Outro ponto crucial levantado pelo relatório é a falta de clareza e transparência nos contratos apresentados pelas plataformas. Valente ressalta a importância dos contratos em definir as regras de trabalho, mas aponta que muitos contratos nessas plataformas são confusos e de difícil compreensão, especialmente para trabalhadores de países onde o inglês não é a língua oficial, como o Brasil. Essa falta de clareza pode levar a situações problemáticas, com suspensões ou desligamentos indevidos dos trabalhadores. Ainda mais grave é a omissão das plataformas em relação à saúde dos trabalhadores, apesar da exigência de alta disponibilidade. A pesquisa cita o caso de uma profissional peruana formada em ciências sociais que, após longas jornadas de trabalho diante da tela – entre 6 e 9 horas diárias, incluindo madrugadas – precisou de cirurgia para corrigir problemas na retina, sem receber qualquer suporte da empresa, sendo inclusive demitida.

Em vista da dificuldade de fiscalização do trabalho remoto, dada a dispersão geográfica dos trabalhadores e a ausência de sindicatos representativos em muitos casos, o Fairwork defende uma regulamentação mais rigorosa por parte dos Estados. Valente defende a necessidade urgente de mobilização de governos e órgãos reguladores para responsabilizar as plataformas, seja através de leis internacionais, ou diretrizes específicas para o trabalho em plataformas. Ele alerta para os riscos de milhões de pessoas continuarem presas a empregos digitais inseguros e mal remunerados, sem voz, direitos ou proteção. No Brasil, ele destaca a importância da regulamentação proposta no Projeto de Lei 12/24, que deveria incluir todos os trabalhadores em plataformas e não apenas os motoristas de transporte privado, conforme a proposta original.

Ações do Ministério Público do Trabalho no Brasil

A preocupação com a precarização do trabalho remoto em plataformas é compartilhada pelo Ministério Público do Trabalho (MPT) brasileiro, que tem recebido diversas denúncias de descumprimento da legislação trabalhista. O Projeto Plataformas Digitais, criado pelo MPT, acompanha essa realidade e busca soluções. O procurador Rodrigo Castilho reconhece a gravidade da situação e aponta a violação da jornada de trabalho, a necessidade de adequação do ambiente de trabalho, as dificuldades de organização sindical e a baixa remuneração como principais problemas.

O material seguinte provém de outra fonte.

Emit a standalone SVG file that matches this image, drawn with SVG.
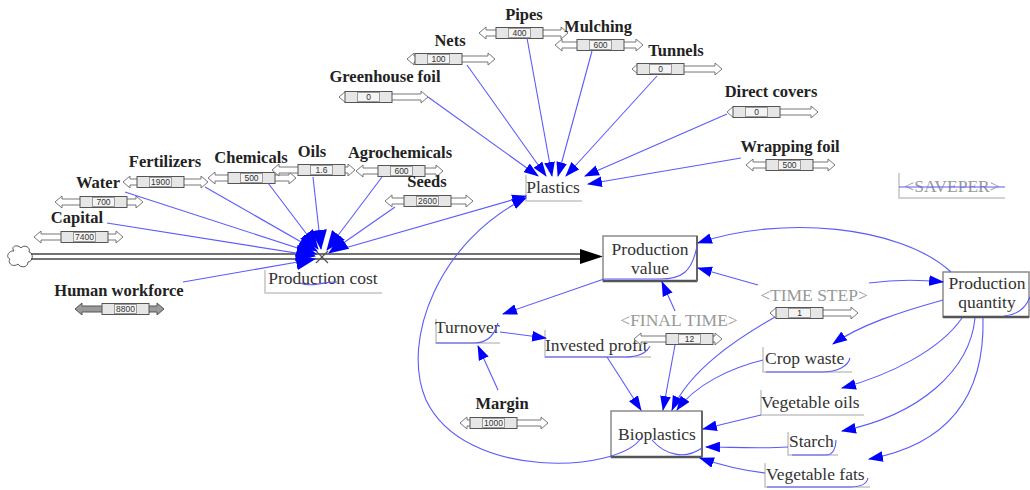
<svg xmlns="http://www.w3.org/2000/svg" width="1030" height="490" viewBox="0 0 1030 490">
<defs>
<marker id="ah" viewBox="0 0 14 10" refX="13" refY="5" markerWidth="15" markerHeight="11" markerUnits="userSpaceOnUse" orient="auto"><path d="M0,0 L14,5 L0,10 Z" fill="#0000ff"/></marker>
<marker id="ahv" viewBox="0 0 20 16" refX="19" refY="8" markerWidth="20" markerHeight="16" markerUnits="userSpaceOnUse" orient="auto"><path d="M0,0 L20,8 L0,16 Z" fill="#0000ff"/></marker>
</defs>
<style>
.c{fill:none;stroke:#5a5aff;stroke-width:1.1}
.ar{marker-end:url(#ah)}
.av{marker-end:url(#ahv)}
.lb{font-family:"Liberation Serif",serif;font-weight:bold;font-size:16.5px;fill:#222;text-anchor:middle}
.tx{font-family:"Liberation Serif",serif;font-size:17.5px;fill:#333}
.mid{text-anchor:middle}
.sh{fill:#999}
.sa{fill:#fff;stroke:#777;stroke-width:1}
.sad{fill:#9a9a9a;stroke:#555;stroke-width:1}
.sb{fill:#e6e6e6;stroke:#555;stroke-width:1}
.sk{fill:#f4f4f4;stroke:#888;stroke-width:0.8}
.sv{font-family:"Liberation Sans",sans-serif;font-size:8.5px;fill:#333;text-anchor:middle}
.ub{fill:none;stroke:#c4c4c4;stroke-width:1.5}
.lv{fill:#fff;stroke:#8a8a8a;stroke-width:1.5}
.lvb{stroke:#555;stroke-width:2.5}
.pipe{stroke:#444;stroke-width:1.3;fill:none}
</style>

<!-- Flow pipe -->
<g id="flow">
<path d="M14,251 C10,246 18,244 21,248 C24,244 31,247 29,252 C34,253 33,262 28,262 C28,268 20,268 18,264 C13,268 7,263 10,259 C5,257 9,250 14,251 Z" fill="#fff" stroke="#555" stroke-width="1"/>
<line class="pipe" x1="31" y1="254" x2="582" y2="254"/>
<line class="pipe" x1="31" y1="259" x2="582" y2="259"/>
<polygon points="580,249 603,256.5 580,264" fill="#000"/>
</g>

<!-- Production cost -->
<g id="production-cost">
<line x1="316" y1="251" x2="328" y2="263" stroke="#555" stroke-width="1.2"/>
<line x1="328" y1="251" x2="316" y2="263" stroke="#555" stroke-width="1.2"/>
<path class="ub" d="M265,270 V293 H382"/>
<text class="tx mid" x="323" y="284">Production cost</text>
</g>

<!-- Constants with sliders -->
<g id="pipes"><text class="lb" x="524" y="20">Pipes</text>
<path class="sa" d="M479,33 L486,27 V30 H561 V27 L568,33 L561,39 V36 H486 V39 Z"/><rect class="sb" x="496" y="27.5" width="47" height="11"/><rect class="sk" x="508.5" y="28.5" width="22" height="9"/><text class="sv" x="519.5" y="36">400</text></g>
<g id="mulching"><text class="lb" x="598" y="32">Mulching</text>
<path class="sa" d="M555,45 L562,39 V42 H636 V39 L643,45 L636,51 V48 H562 V51 Z"/><rect class="sb" x="577" y="39.5" width="47" height="11"/><rect class="sk" x="589.5" y="40.5" width="22" height="9"/><text class="sv" x="600.5" y="48">600</text></g>
<g id="nets"><text class="lb" x="450" y="46">Nets</text>
<path class="sa" d="M407,59 L414,53 V56 H488 V53 L495,59 L488,65 V62 H414 V65 Z"/><rect class="sb" x="415" y="53.5" width="47" height="11"/><rect class="sk" x="427.5" y="54.5" width="22" height="9"/><text class="sv" x="438.5" y="62">100</text></g>
<g id="tunnels"><text class="lb" x="676" y="56">Tunnels</text>
<path class="sa" d="M632,69 L639,63 V66 H715 V63 L722,69 L715,75 V72 H639 V75 Z"/><rect class="sb" x="637" y="63.5" width="47" height="11"/><rect class="sk" x="649.5" y="64.5" width="22" height="9"/><text class="sv" x="660.5" y="72">0</text></g>
<g id="greenhouse-foil"><text class="lb" x="385" y="82">Greenhouse foil</text>
<path class="sa" d="M339,97 L346,91 V94 H421 V91 L428,97 L421,103 V100 H346 V103 Z"/><rect class="sb" x="345" y="91.5" width="47" height="11"/><rect class="sk" x="357.5" y="92.5" width="22" height="9"/><text class="sv" x="368.5" y="100">0</text></g>
<g id="direct-covers"><text class="lb" x="771" y="97">Direct covers</text>
<path class="sa" d="M727,112 L734,106 V109 H811 V106 L818,112 L811,118 V115 H734 V118 Z"/><rect class="sb" x="733" y="106.5" width="47" height="11"/><rect class="sk" x="745.5" y="107.5" width="22" height="9"/><text class="sv" x="756.5" y="115">0</text></g>
<g id="wrapping-foil"><text class="lb" x="790" y="152">Wrapping foil</text>
<path class="sa" d="M746,165 L753,159 V162 H828 V159 L835,165 L828,171 V168 H753 V171 Z"/><rect class="sb" x="766" y="159.5" width="47" height="11"/><rect class="sk" x="778.5" y="160.5" width="22" height="9"/><text class="sv" x="789.5" y="168">500</text></g>
<g id="fertilizers"><text class="lb" x="165" y="167">Fertilizers</text>
<path class="sa" d="M123,182 L130,176 V179 H201 V176 L208,182 L201,188 V185 H130 V188 Z"/><rect class="sb" x="137" y="176.5" width="47" height="11"/><rect class="sk" x="149.5" y="177.5" width="22" height="9"/><text class="sv" x="160.5" y="185">1900</text></g>
<g id="chemicals"><text class="lb" x="251" y="163">Chemicals</text>
<path class="sa" d="M208,178 L215,172 V175 H289 V172 L296,178 L289,184 V181 H215 V184 Z"/><rect class="sb" x="228" y="172.5" width="47" height="11"/><rect class="sk" x="240.5" y="173.5" width="22" height="9"/><text class="sv" x="251.5" y="181">500</text></g>
<g id="oils"><text class="lb" x="312" y="157">Oils</text>
<path class="sa" d="M272,170 L279,164 V167 H348 V164 L355,170 L348,176 V173 H279 V176 Z"/><rect class="sb" x="298" y="164.5" width="47" height="11"/><rect class="sk" x="310.5" y="165.5" width="22" height="9"/><text class="sv" x="321.5" y="173">1.6</text></g>
<g id="agrochemicals"><text class="lb" x="400" y="158">Agrochemicals</text>
<path class="sa" d="M356,171 L363,165 V168 H436 V165 L443,171 L436,177 V174 H363 V177 Z"/><rect class="sb" x="378" y="165.5" width="47" height="11"/><rect class="sk" x="390.5" y="166.5" width="22" height="9"/><text class="sv" x="401.5" y="174">600</text></g>
<g id="seeds"><text class="lb" x="427" y="187">Seeds</text>
<path class="sa" d="M385,201 L392,195 V198 H466 V195 L473,201 L466,207 V204 H392 V207 Z"/><rect class="sb" x="404" y="195.5" width="47" height="11"/><rect class="sk" x="416.5" y="196.5" width="22" height="9"/><text class="sv" x="427.5" y="204">2600</text></g>
<g id="water"><text class="lb" x="98" y="188">Water</text>
<path class="sa" d="M55,202 L62,196 V199 H136 V196 L143,202 L136,208 V205 H62 V208 Z"/><rect class="sb" x="80" y="196.5" width="47" height="11"/><rect class="sk" x="92.5" y="197.5" width="22" height="9"/><text class="sv" x="103.5" y="205">700</text></g>
<g id="capital"><text class="lb" x="77" y="223">Capital</text>
<path class="sa" d="M34,237 L41,231 V234 H116 V231 L123,237 L116,243 V240 H41 V243 Z"/><rect class="sb" x="61" y="231.5" width="47" height="11"/><rect class="sk" x="73.5" y="232.5" width="22" height="9"/><text class="sv" x="84.5" y="240">7400</text></g>
<g id="human-workforce"><text class="lb" x="119" y="296">Human workforce</text>
<path class="sad" d="M75,309 L82,303 V306 H157 V303 L164,309 L157,315 V312 H82 V315 Z"/><rect class="sb" x="102" y="303.5" width="47" height="11"/><rect class="sk" x="114.5" y="304.5" width="22" height="9"/><text class="sv" x="125.5" y="312">8800</text></g>
<g id="margin"><text class="lb" x="502" y="409">Margin</text>
<path class="sa" d="M460,423 L467,417 V420 H541 V417 L548,423 L541,429 V426 H467 V429 Z"/><rect class="sb" x="470" y="417.5" width="47" height="11"/><rect class="sk" x="482.5" y="418.5" width="22" height="9"/><text class="sv" x="493.5" y="426">1000</text></g>

<!-- Auxiliaries -->
<g id="plastics"><path class="ub" d="M526,175 V201 H582"/><text class="tx mid" x="553" y="193">Plastics</text></g>
<g id="saveper"><path class="ub" d="M899,173 V198 H1005"/><text class="tx mid sh" x="952" y="192">&lt;SAVEPER&gt;</text><line x1="899" y1="187" x2="1005" y2="187" stroke="#5a5aff" stroke-width="1.1"/></g>
<g id="turnover"><path class="ub" d="M436,319 V343 H500"/><text class="tx" x="435" y="333">Turnover</text></g>
<g id="invested-profit"><path class="ub" d="M545,330 V357 H651"/><text class="tx" x="545" y="351">Invested profit</text></g>
<g id="crop-waste"><path class="ub" d="M763,347 V372 H852"/><text class="tx" x="765" y="364">Crop waste</text></g>
<g id="vegetable-oils"><path class="ub" d="M761,390 V415 H864"/><text class="tx" x="761" y="408">Vegetable oils</text></g>
<g id="starch"><path class="ub" d="M788,432 V455 H838"/><text class="tx" x="789" y="447">Starch</text></g>
<g id="vegetable-fats"><path class="ub" d="M765,463 V487 H870"/><text class="tx" x="766" y="480">Vegetable fats</text></g>

<!-- Shadow variables -->
<g id="time-step"><text class="tx mid sh" x="814" y="301">&lt;TIME STEP&gt;</text>
<path class="sa" d="M770,313 L777,307 V310 H851 V307 L858,313 L851,319 V316 H777 V319 Z"/><rect class="sb" x="776" y="307.5" width="47" height="11"/><rect class="sk" x="788.5" y="308.5" width="22" height="9"/><text class="sv" x="799.5" y="316">1</text></g>
<g id="final-time"><text class="tx mid sh" x="679" y="326">&lt;FINAL TIME&gt;</text>
<path class="sa" d="M634,339 L641,333 V336 H715 V333 L722,339 L715,345 V342 H641 V345 Z"/><rect class="sb" x="666" y="333.5" width="47" height="11"/><rect class="sk" x="678.5" y="334.5" width="22" height="9"/><text class="sv" x="689.5" y="342">12</text></g>

<!-- Levels -->
<g id="production-value"><rect class="lv" x="603" y="236" width="94" height="45"/><line class="lvb" x1="603" y1="281" x2="697" y2="281"/><line x1="697" y1="236" x2="697" y2="281" stroke="#666" stroke-width="2"/>
<text class="tx mid" x="650" y="255">Production</text><text class="tx mid" x="650" y="274">value</text></g>
<g id="production-quantity"><rect class="lv" x="943" y="272" width="86" height="45"/><line class="lvb" x1="943" y1="317" x2="1029" y2="317"/>
<text class="tx mid" x="987" y="289">Production</text><text class="tx mid" x="987" y="308">quantity</text></g>
<g id="bioplastics"><rect class="lv" x="611" y="411" width="91" height="46"/><line class="lvb" x1="611" y1="457" x2="702" y2="457"/><line x1="702" y1="411" x2="702" y2="457" stroke="#666" stroke-width="2"/>
<text class="tx mid" x="657" y="440">Bioplastics</text></g>

<!-- Connectors -->
<g id="connectors">
<path class="c ar" d="M428,97 L538,176"/>
<path class="c ar" d="M467,65 L546,176"/>
<path class="c ar" d="M527,38 L552,176"/>
<path class="c ar" d="M592,51 L558,176"/>
<path class="c ar" d="M657,76 L566,176"/>
<path class="c ar" d="M727,114 L585,176"/>
<path class="c ar" d="M741,158 L588,184"/>
<path class="c ar" d="M345,248 L526,196"/>
<path class="c ar" d="M641,438 C620,472 465,482 426,400 C400,340 440,240 526,198"/>
<path class="c av" d="M125,192 L316,254"/>
<path class="c av" d="M107,223 L315,256"/>
<path class="c av" d="M205,187 L317,251"/>
<path class="c av" d="M268,183 L318,249"/>
<path class="c av" d="M313,177 L321,249"/>
<path class="c av" d="M382,177 L327,250"/>
<path class="c av" d="M395,207 L329,253"/>
<path class="c av" d="M183,282 L315,259"/>
<path class="c ar" d="M951,272 C900,225 780,215 698,243"/>
<path class="c ar" d="M758,285 L698,268"/>
<path class="c ar" d="M869,283 Q905,278 943,282"/>
<path class="c ar" d="M675,311 L662,282"/>
<path class="c ar" d="M604,279 L503,314"/>
<path class="c ar" d="M500,332 L546,338"/>
<path class="c ar" d="M498,390 L478,346"/>
<path class="c ar" d="M607,357 L641,410"/>
<path class="c ar" d="M675,345 L663,410"/>
<path class="c ar" d="M775,317 C735,340 690,370 672,410"/>
<path class="c ar" d="M763,360 C730,368 695,385 677,410"/>
<path class="c ar" d="M761,415 C740,420 720,425 703,429"/>
<path class="c ar" d="M788,447 C760,449 730,447 706,447"/>
<path class="c ar" d="M765,473 C740,470 720,465 700,458"/>
<path class="c ar" d="M943,300 C900,312 860,325 833,344"/>
<path class="c ar" d="M962,318 C940,350 890,375 842,388"/>
<path class="c ar" d="M975,318 C970,370 920,415 842,431"/>
<path class="c ar" d="M983,318 C985,400 945,445 869,459"/>
<path class="c" d="M697,246 C692,272 682,279 660,279 L604,279"/>
<path class="c" d="M436,343 L474,343 C488,343 494,335 498,323"/>
<path class="c" d="M545,357 L625,357 C640,357 647,352 650,346"/>
<path class="c" d="M766,372 L822,372 C838,372 848,366 850,358"/>
<path class="c" d="M792,455 L826,455 C833,455 836,448 836,440"/>
<path class="c" d="M767,487 L850,487 C862,487 867,483 868,478"/>
<path class="c" d="M652,440 C665,455 685,460 702,448"/>
<path class="c" d="M1030,297 C1025,310 1015,315 1004,316"/>
<path class="c" d="M300,283 C312,288 325,281 337,282"/>
</g>
</svg>
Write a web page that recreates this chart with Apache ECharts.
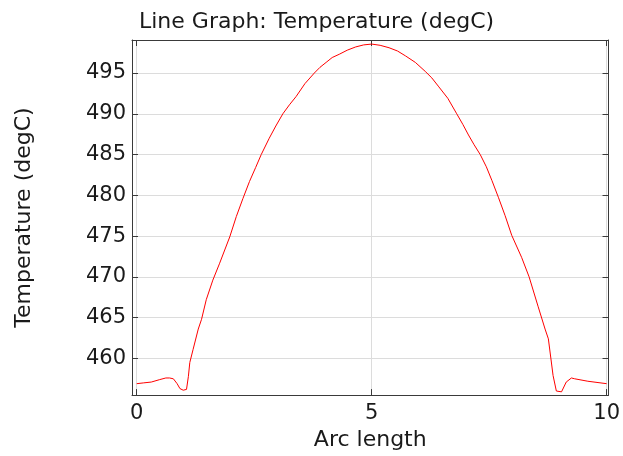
<!DOCTYPE html>
<html>
<head>
<meta charset="utf-8">
<script src="https://cdn.jsdelivr.net/npm/echarts@6/dist/echarts.min.js"></script>
<style>
html,body{margin:0;padding:0;background:#fff;}
#chart{width:623px;height:456px;}
</style>
</head>
<body>
<div id="chart"></div>
<script>
const arcLength = [0.00,0.15,0.31,0.49,0.62,0.70,0.78,0.86,0.92,0.99,1.06,1.10,1.13,1.20,1.31,1.38,1.48,1.62,1.76,1.98,2.12,2.26,2.40,2.53,2.65,2.82,2.96,3.11,3.25,3.39,3.58,3.78,3.90,4.03,4.16,4.31,4.48,4.66,4.83,5.00,5.18,5.37,5.55,5.72,5.93,6.14,6.28,6.43,6.62,6.81,6.94,7.06,7.18,7.31,7.44,7.56,7.70,7.84,7.98,8.19,8.35,8.54,8.69,8.76,8.86,8.93,9.04,9.14,9.25,9.32,9.60,10.00];
const temperature = [456.9,457.0,457.1,457.4,457.6,457.6,457.5,456.9,456.3,456.1,456.2,457.8,459.5,461.1,463.6,464.8,467.2,469.6,471.6,474.9,477.4,479.6,481.7,483.4,485.0,487.0,488.5,490.0,491.1,492.1,493.7,495.0,495.7,496.3,496.9,497.3,497.8,498.2,498.45,498.55,498.4,498.1,497.7,497.1,496.3,495.2,494.4,493.3,491.9,490.0,488.7,487.4,486.2,485.0,483.5,481.8,479.7,477.5,475.1,472.4,470.0,466.4,463.6,462.4,457.9,456.0,455.9,457.1,457.6,457.5,457.2,456.9];
const xTicks = [0, 5, 10];
const yTicks = [460, 465, 470, 475, 480, 485, 490, 495];

const FONT = "'DejaVu Sans', sans-serif";
const axisColor = '#3a3a3a';
const gridColor = '#dcdcdc';
const xMin = -0.1, xMax = 10.04, yMin = 455.5, yMax = 499.05;

const chart = echarts.init(document.getElementById('chart'), null, {renderer: 'canvas'});
chart.setOption({
  animation: false,
  backgroundColor: '#fff',
  title: {
    text: 'Line Graph: Temperature (degC)',
    left: 134, top: 6,
    textStyle: {fontFamily: FONT, fontSize: 22, fontWeight: 'normal', color: '#1a1a1a'}
  },
  grid: {left: 132, right: 12, top: 40, bottom: 56, containLabel: false},
  xAxis: [{
    type: 'value', min: xMin, max: xMax, position: 'bottom',
    name: 'Arc length', nameLocation: 'middle', nameGap: 32,
    nameTextStyle: {fontFamily: FONT, fontSize: 22, color: '#1a1a1a'},
    axisLine: {show: true, lineStyle: {color: axisColor, width: 1}},
    axisTick: {show: true, inside: true, length: 6, customValues: xTicks, lineStyle: {color: axisColor}},
    axisLabel: {show: true, customValues: xTicks, margin: 8, fontFamily: FONT, fontSize: 21, color: '#1a1a1a'},
    splitLine: {show: true, lineStyle: {color: gridColor, width: 1}}
  }, {
    type: 'value', min: xMin, max: xMax, position: 'top',
    axisLine: {show: true, onZero: false, lineStyle: {color: axisColor, width: 1}},
    axisTick: {show: true, inside: true, length: 6, customValues: xTicks, lineStyle: {color: axisColor}},
    axisLabel: {show: false},
    splitLine: {show: false}
  }],
  yAxis: [{
    type: 'value', min: yMin, max: yMax, position: 'left',
    name: 'Temperature (degC)', nameLocation: 'middle', nameGap: 97, nameRotate: 90,
    nameTextStyle: {fontFamily: FONT, fontSize: 22, color: '#1a1a1a'},
    axisLine: {show: true, onZero: false, lineStyle: {color: axisColor, width: 1}},
    axisTick: {show: true, inside: true, length: 6, customValues: yTicks, lineStyle: {color: axisColor}},
    axisLabel: {show: true, customValues: yTicks, margin: 6, fontFamily: FONT, fontSize: 21, color: '#1a1a1a'},
    splitLine: {show: true, lineStyle: {color: gridColor, width: 1}}
  }, {
    type: 'value', min: yMin, max: yMax, position: 'right',
    axisLine: {show: true, onZero: false, lineStyle: {color: axisColor, width: 1}},
    axisTick: {show: true, inside: true, length: 6, customValues: yTicks, lineStyle: {color: axisColor}},
    axisLabel: {show: false},
    splitLine: {show: false}
  }],
  series: [{
    type: 'line',
    xAxisIndex: 0, yAxisIndex: 0,
    data: arcLength.map((x, i) => [x, temperature[i]]),
    showSymbol: false, symbol: 'none',
    lineStyle: {color: '#ff0000', width: 1},
    itemStyle: {color: '#ff0000'}
  }]
});
</script>
</body>
</html>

Ele destaca a prática recorrente das plataformas de classificar os trabalhadores como colaboradores autônomos, independentes, negando-lhes direitos trabalhistas como férias, décimo terceiro salário e descanso remunerado, garantidos aos trabalhadores formalizados com carteira assinada. Na ausência de regulamentação específica para o setor, Castilho defende a aplicação da legislação trabalhista nacional.

Castilho também enfatiza a importância de um compromisso ético das plataformas com seus trabalhadores, argumentando que, embora o capitalismo imponha suas regras, a exploração e a violação dos direitos humanos são inaceitáveis. O Fairwork, desde 2023, tem oferecido suporte às plataformas para a melhoria das condições de trabalho, resultando em 56 melhorias em algumas empresas. Entretanto, essas mudanças não se estenderam a todas as plataformas investigadas. Em 2025, o Fairwork convidou as 16 plataformas para comentar a pesquisa, mas apenas três responderam, reconhecendo problemas e se comprometendo com melhorias futuras. As demais não se manifestaram.